I don't think I follow the argument why this makes encryption useless. I agree it would be useless to have the encryption key stored in clear text alongside the backup.

I think you could be talking about either of two cases:

1. The encryption key is stored in, say, the home directory that's backed up, and therefore the backup will include an encrypted copy of the key. But, if the encryption scheme is robust, this is harmless, as it's only accessible to someone who already possesses the key?
2. The user has to store the encryption key somewhere they will be sure not to lose it if the source machine is lost. This is, in general, an issue with encryption keys for backups, whether symmetric or asymmetric? But the user could, for example, store a copy of the key encrypted by a passphrase, in cloud storage.

Moving to the implementation idea:

The way you describe it tends to sound like we have an unencrypted list of filename, hash that the backup writer can consult to see if a particular file has changed. That would seem to make the filenames visible to anyone who can read the archive, which seems bad.

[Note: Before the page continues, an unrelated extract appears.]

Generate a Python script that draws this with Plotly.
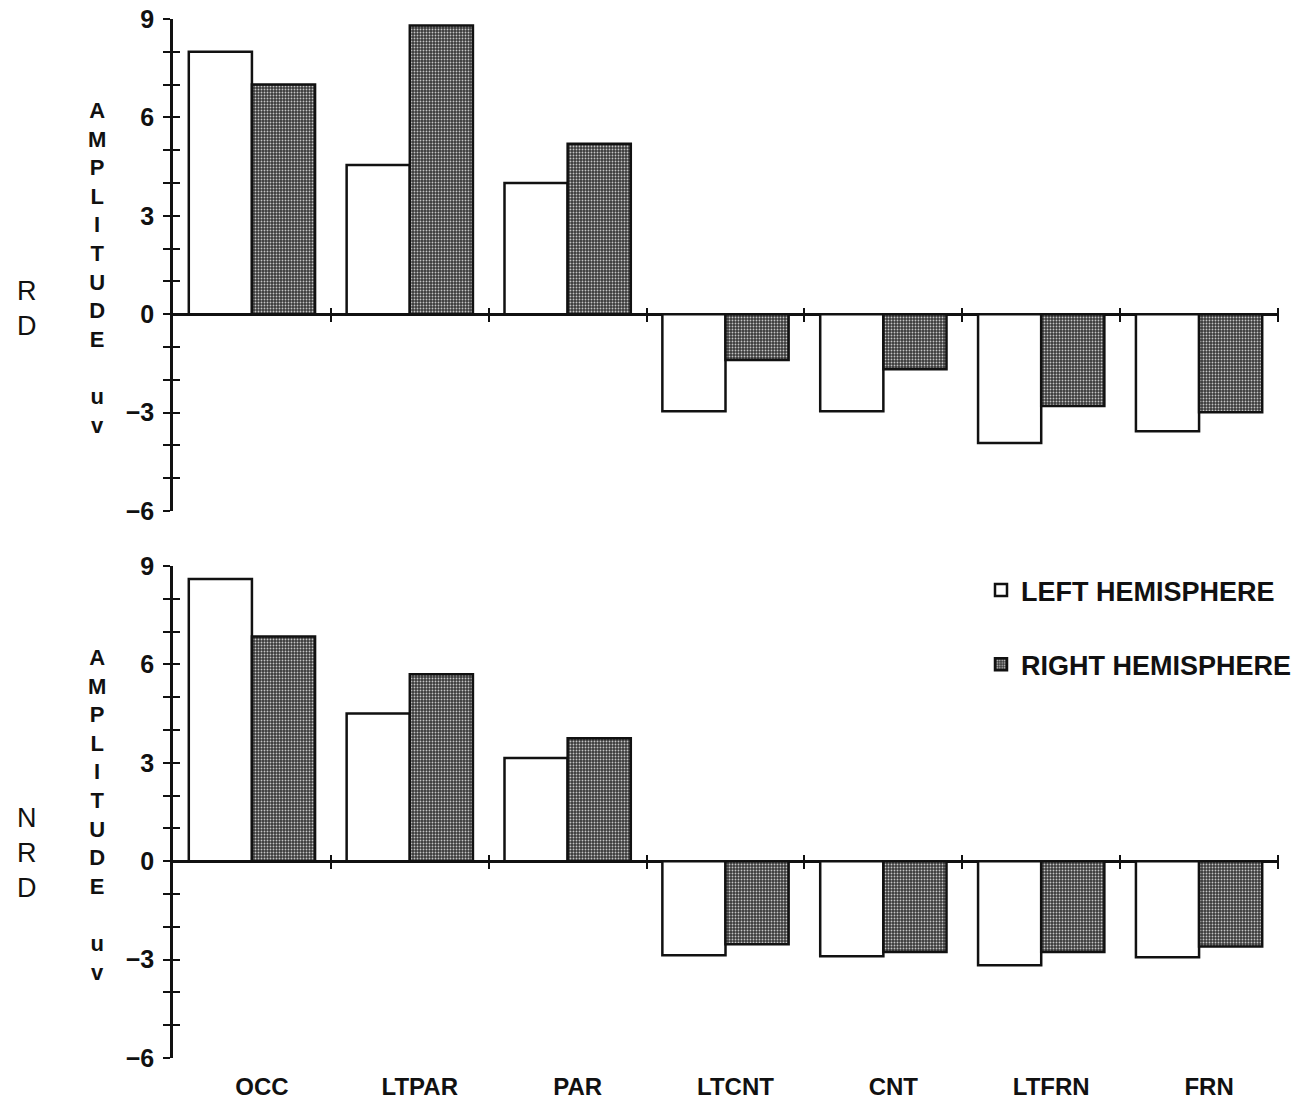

To avoid that but still let writers write incremental backups without reading previous content, we could hypothetically just expose the timestamp of the previous backup, and write everything with an mtime after that date. However, then there's the question of how to hash the data. If we use an unkeyed hash or with a key known to the writer, it's easy to see what data is stored. Alternatively perhaps the writer chooses a new per-backup key, but then we'll never match common blocks across backups, so a lot more blocks will be written and a lot more space will be used.

I'm also just not sure yet that it's important that writers can't read old content.

Happy new year to you as well.

We don't need to decide about how much to trust cloud providers in general.

Yes, your nailed it. The basic discussions boils down to this. Imo when it comes to security, the first rule is, never trust anybody. Since we already agreed adding encryption in Conserve is a good step, this dosn't needs to be discussed any further :).

the backup will include an encrypted copy of the key

I totally agree, this isn't the issue either. The main point I was worried about is the second case. Tbh I somehow totally neglected the idea of creating a copy of the key and storing it elsewhere. On first glance this actually does the trick and solves my concerns.

In regards to the implementation idea: Instead of storing the file name, just store a hash over the file name and it's attributes. Yes, this will introduce the possibility for collisions, but using SHA256 as an example it's incredibly unlikely.

Edit: I saw #191 already but only took a quick glance at it and didn't go trough detailed.

Happy new year to you as well.

We don't need to decide about how much to trust cloud providers in general.

Yes, your nailed it. The basic discussions boils down to this. Imo when it comes to security, the first rule is, never trust anybody.

Well, this also gets very philosophical. 😁 I'd say more important maxims are "be clear what you're trying to achieve and what your threat model is", and "keep it simple."

"Never trust anyone" is not really practical as such. "Be clear who you're trusting and for what", which is part of a threat model, is more helpful in my experience.

Since we already agreed adding encryption in Conserve is a good step, this dosn't needs to be discussed any further :).

the backup will include an encrypted copy of the key

I totally agree, this isn't the issue either. The main point I was worried about is the second case. Tbh I somehow totally neglected the idea of creating a copy of the key and storing it elsewhere. On first glance this actually does the trick and solves my concerns.

👍🏻

In regards to the implementation idea: Instead of storing the file name, just store a hash over the file name and it's attributes. Yes, this will introduce the possibility for collisions, but using SHA256 as an example it's incredibly unlikely.

So this is a great example of "first, be clear on the goals and threat model."

If the archive has a list of SHA256(apath, mtime) then it's practical for someone to determine whether a file with a particular path is present by guessing at possible mtimes, many of which will be quantized to seconds or milliseconds and so have only millions of possible values.

Determining whether a file with a known name is present is not the worst attack, but it's not nothing, so I'd rather not accept it unless there's some compelling reason.

Edit: I saw #191 already but only took a quick glance at it and didn't go trough detailed.